My favourite starter is birch bark. I have several large contractor garbage bags of it that I store on top of the wood piles, which are all under roofs. I just go through one garbage bag per year. If you cut birch with the sap in it and don't buck it up it will start to rot within a few months. After felling I always run the chain saw the length of the log to open the bark. The bark pretty well peels itself, at least half way around the tree. So when bucking up the logs you just have to peel it the rest of the way by hand. It is easy to rip those pieces into strips by hand. I put them in bags and they dry over a few years. I transfer the bark to the furnace room in a 5 gallon bucket which will last 2 weeks for starting fires.

As others have mentioned, I lay two small firewood sticks parallel and put the birch strip fire starter in between. Then a few sticks of kindling straddling the two parallel sticks and light the birch bark with a propane torch. The birch bark is easy to light and burns hot and fast very similar to diesel oil.

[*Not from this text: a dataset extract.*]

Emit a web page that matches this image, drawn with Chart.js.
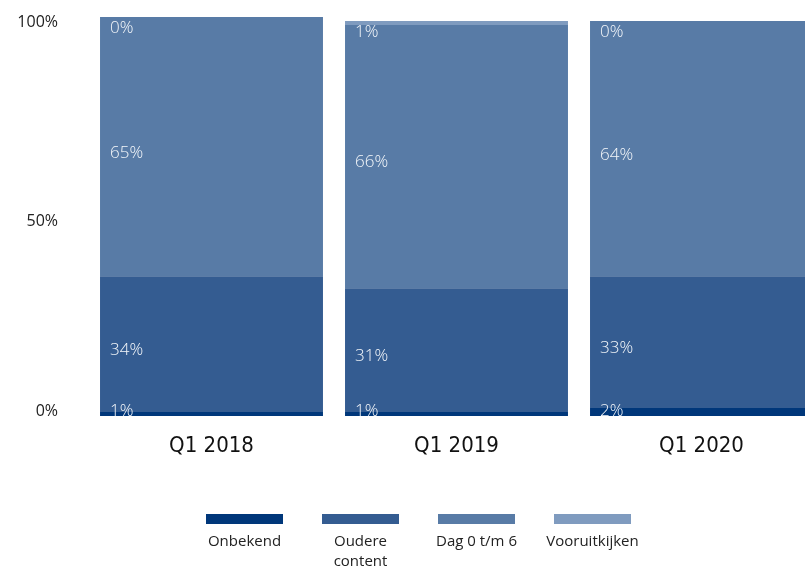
<!DOCTYPE html>
<html>
<head>
<meta charset="utf-8">
<script src="https://cdn.jsdelivr.net/npm/chart.js@4/dist/chart.umd.min.js"></script>
<style>
  html, body { margin: 0; padding: 0; background: #ffffff; overflow: hidden; width: 805px; height: 568px; }
  canvas { display: block; }
</style>
</head>
<body>
<canvas id="c" width="824" height="568" style="width:824px;height:568px"></canvas>
<script>
// ---- data ----
const categories = ['Q1 2018', 'Q1 2019', 'Q1 2020'];
const seriesNames = ['Onbekend', 'Oudere content', 'Dag 0 t/m 6', 'Vooruitkijken'];
const onbekend = [1, 1, 2];
const oudereContent = [34, 31, 33];
const dag0tm6 = [65, 66, 64];
const vooruitkijken = [0, 1, 0];
const yTicks = [0, 50, 100];

const seriesValues = [onbekend, oudereContent, dag0tm6, vooruitkijken];
const seriesColors = ['#00377a', '#345c91', '#587ba6', '#7f9bbf'];

const barLabelPlugin = {
  id: 'barLabels',
  afterDatasetsDraw(chart) {
    const ctx = chart.ctx;
    ctx.save();
    ctx.font = '300 17px "Open Sans", "Noto Sans", sans-serif';
    ctx.fillStyle = '#f4f7fa';
    ctx.textAlign = 'left';
    ctx.textBaseline = 'middle';
    const n = chart.data.labels.length;
    for (let i = 0; i < n; i++) {
      const els = chart.data.datasets.map((d, di) => chart.getDatasetMeta(di).data[i]);
      const top = Math.min(...els.map(e => e.y));
      const bottom = els[0].base;
      els.forEach((el, di) => {
        const mid = (el.y + el.base) / 2;
        let y = mid + 6;
        y = Math.max(y, top + 11);
        y = Math.min(y, bottom - 5);
        const x = el.x - el.width / 2 + 10;
        ctx.fillText(chart.data.datasets[di].data[i] + '%', x, y);
      });
    }
    ctx.restore();
  }
};

const legendPlugin = {
  id: 'bottomLegend',
  afterDraw(chart) {
    const ctx = chart.ctx;
    ctx.save();
    ctx.font = '15px "Open Sans", "Noto Sans", sans-serif';
    ctx.textAlign = 'center';
    ctx.textBaseline = 'middle';
    const boxW = 77, boxH = 10, startX = 206, step = 116, boxY = 514, textY = 542, lineH = 20, maxW = 100;
    chart.data.datasets.forEach((ds, i) => {
      const x = startX + i * step;
      ctx.fillStyle = ds.backgroundColor;
      ctx.fillRect(x, boxY, boxW, boxH);
      const words = ds.label.split(' ');
      const lines = [];
      let cur = '';
      words.forEach(w => {
        const t = cur ? cur + ' ' + w : w;
        if (cur && ctx.measureText(t).width > maxW) { lines.push(cur); cur = w; }
        else cur = t;
      });
      if (cur) lines.push(cur);
      ctx.fillStyle = '#222222';
      lines.forEach((ln, li) => ctx.fillText(ln, x + boxW / 2, textY + li * lineH));
    });
    ctx.restore();
  }
};

new Chart(document.getElementById('c'), {
  type: 'bar',
  data: {
    labels: categories,
    datasets: seriesNames.map((name, i) => ({
      label: name,
      data: seriesValues[i],
      backgroundColor: seriesColors[i],
      borderWidth: 0,
      categoryPercentage: 1,
      barPercentage: 0.91
    }))
  },
  options: {
    responsive: false,
    animation: false,
    layout: { padding: { top: 17, bottom: 102, left: 0, right: 0 } },
    plugins: { legend: { display: false }, tooltip: { enabled: false } },
    scales: {
      x: {
        stacked: true,
        grid: { display: false, drawTicks: false },
        border: { display: false },
        ticks: {
          padding: 17,
          color: '#111111',
          font: { family: '"Liberation Sans Narrow", "DejaVu Sans Condensed", sans-serif', size: 22 }
        },
        afterFit(scale) { scale.height = 50; scale.paddingLeft = 0; scale.paddingRight = 0; }
      },
      y: {
        stacked: true,
        min: 0,
        max: 100,
        grid: { display: false, drawTicks: false },
        border: { display: false },
        afterBuildTicks(scale) { scale.ticks = yTicks.map(v => ({ value: v })); },
        ticks: {
          padding: 31,
          labelOffset: 5,
          color: '#222222',
          font: { family: '"Open Sans", "Noto Sans", sans-serif', size: 16 },
          callback: v => (v === 0 ? ['0%', ''] : v + '%')
        },
        afterFit(scale) { scale.width = 89; scale.paddingTop = 0; scale.paddingBottom = 0; }
      }
    }
  },
  plugins: [barLabelPlugin, legendPlugin]
});
</script>
</body>
</html>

My favourite kindling is dry cedar about the thickness of my little finger. It catches fire easily and burns quickly and hot. It's also very easy to split.
 
   / Starting a Stove Fire #169  
Though I've used different methods based on what I have near the stove at the moment, I find one of best to be twigs and sticks I have to pick up from around the yard. Dried Red Oak twigs work wonders.
 
   / Starting a Stove Fire #170  
Up here in Michigan, we were log'd back in the 1800's. Around 1871 the big mess they left caught fire and burned across the state. The white pine stumps left from the logging and the big fire can still be found here and there in the state. They are full of pitch and when split, make excellent kindling. Just like they are soaked in diesel.